Potager gardens open us up to ideas beyond raised cedar beds. Potager garden beds are still clearly defined, but not necessarily raised. Often they are bisected by a path. Lettuces, herbs and other small vegetables can be planted directly in the soil. These beds need to have good soil; they must be well drained but they don’t need to be as deep as a raised bed. Ideally these little matching beds (square or pie shaped) would have some type of border around them: parsley, lavender, greens, even perennials like marigold work.
Raised veggie boxes are most helpful for deep rooted vegetables: potatoes, carrots; beets etc. – all the veggies that grow underground and need the extra depth and guaranteed drainage to prevent them from rotting. The problem with, for example, three raised veggie beds in a row, is that they are quite bossy in a space, and often don’t fit in with the rest of the garden aesthetic. I totally understand that garden style isn’t the point with a veggie garden, but it can still be part of the conversation.
If you don’t have room for a pretty potager, why not plant your lettuces in with your perennials? Or your peppers or gourds? Think how great the zucchini foliage (big, heart shaped leaves) would look surrounded by echinacea or black-eyed susan and other perennials.

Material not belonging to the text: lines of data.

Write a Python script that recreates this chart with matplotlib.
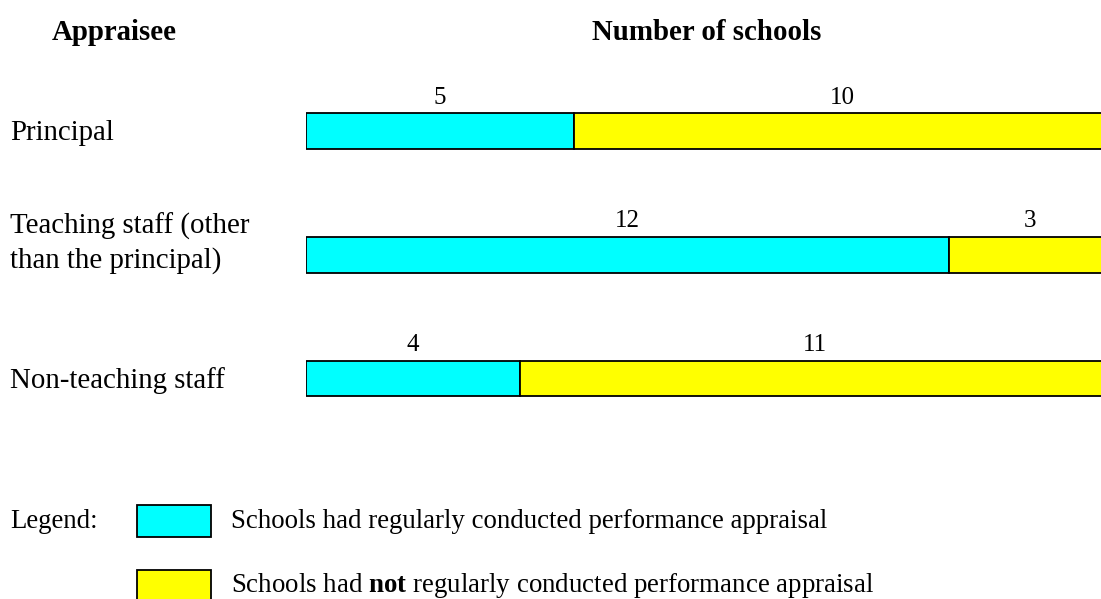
import matplotlib.pyplot as plt
from matplotlib.patches import Rectangle
import numpy as np

# Data
appraisees = ['Principal', 'Teaching staff (other\nthan the principal)', 'Non-teaching staff']
regular = [5, 12, 4]
not_regular = [10, 3, 11]
legend_labels = ['Schools had regularly conducted performance appraisal',
                 'Schools had $\\mathbf{not}$ regularly conducted performance appraisal']

cyan = '#00FFFF'
yellow = '#FFFF00'

plt.rcParams['font.family'] = 'Liberation Serif'
plt.rcParams['mathtext.fontset'] = 'custom'
plt.rcParams['mathtext.bf'] = 'Liberation Serif:bold'
plt.rcParams['mathtext.rm'] = 'Liberation Serif'
fs_main = 20.8   # headers and row labels
fs_num = 18      # value labels
fs_leg = 19.4    # legend

W, H = 1101, 599
fig = plt.figure(figsize=(W / 100, H / 100), dpi=100)

# bars axes: x=0 at 306 px, 15 schools span ~804 px (runs past the right edge)
left_px, span_px = 306, 804
ax = fig.add_axes([left_px / W, 0, span_px / W, 1])
ax.set_xlim(0, 15)
# row 0 centred at 131 px, rows 123.75 px apart
row0, step = 131, 123.75
ax.set_ylim((H - row0) / step, -row0 / step)
ax.axis('off')

y = np.arange(len(appraisees))
bh = 0.29
ax.barh(y, regular, height=bh, color=cyan, edgecolor='black', linewidth=1.3)
ax.barh(y, not_regular, left=regular, height=bh, color=yellow, edgecolor='black', linewidth=1.3)

for i in range(len(appraisees)):
    ax.text(regular[i] / 2, y[i] - 0.27, str(regular[i]), ha='center', va='center', fontsize=fs_num)
    ax.text(regular[i] + not_regular[i] / 2, y[i] - 0.27, str(not_regular[i]),
            ha='center', va='center', fontsize=fs_num)

# row labels
trans = ax.get_yaxis_transform()
for i, name in enumerate(appraisees):
    off = 0.02 if '\n' not in name else -0.09
    ax.text(-296 / span_px, y[i] + off, name, transform=trans, ha='left', va='center',
            fontsize=fs_main, linespacing=1.36)

# headers
fig.text(114 / W, 1 - 33 / H, 'Appraisee', ha='center', va='center', fontsize=fs_main,
         fontweight='bold')
fig.text(707 / W, 1 - 32 / H, 'Number of schools', ha='center', va='center', fontsize=fs_main,
         fontweight='bold')

# legend
fig.text(10 / W, 1 - 521 / H, 'Legend:', ha='left', va='center', fontsize=fs_leg)
for k, (col, lab) in enumerate(zip([cyan, yellow], legend_labels)):
    top = 505 + k * 65
    fig.add_artist(Rectangle((137 / W, 1 - (top + 32) / H), 74 / W, 32 / H,
                             transform=fig.transFigure, facecolor=col, edgecolor='black',
                             linewidth=1.3))
    fig.text(231 / W, 1 - (top + 17 - 2 * k) / H, lab, ha='left', va='center', fontsize=fs_leg)

fig.savefig('out.png', dpi=100)
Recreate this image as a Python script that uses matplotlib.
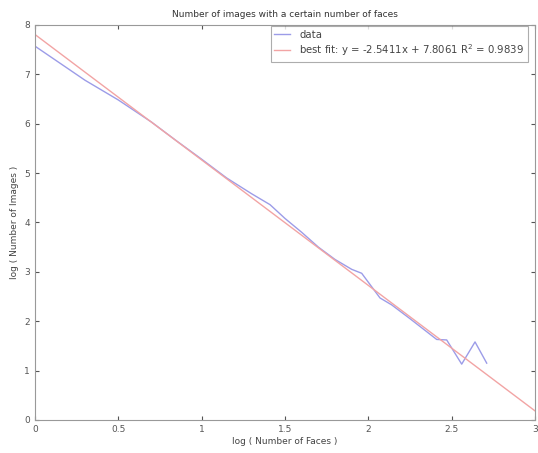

Coloured lettuces, chard or other greens could make a lovely accent or border for an existing garden bed and why not send your peas up an obelisk in the middle of a sunny bed?
The movie It’s Complicated features a beautiful potager garden that is guaranteed to inspire you. (A quick internet image search will bring up photos – it’s a classic!) Tanner’s Books here in Sidney also has a number of books on kitchen gardens and I especially recommend Jennifer Bartley’s book Designing the New Kitchen Garden for a deep dive with pre-drawn designs, crop rotation plans and amazing planting ideas.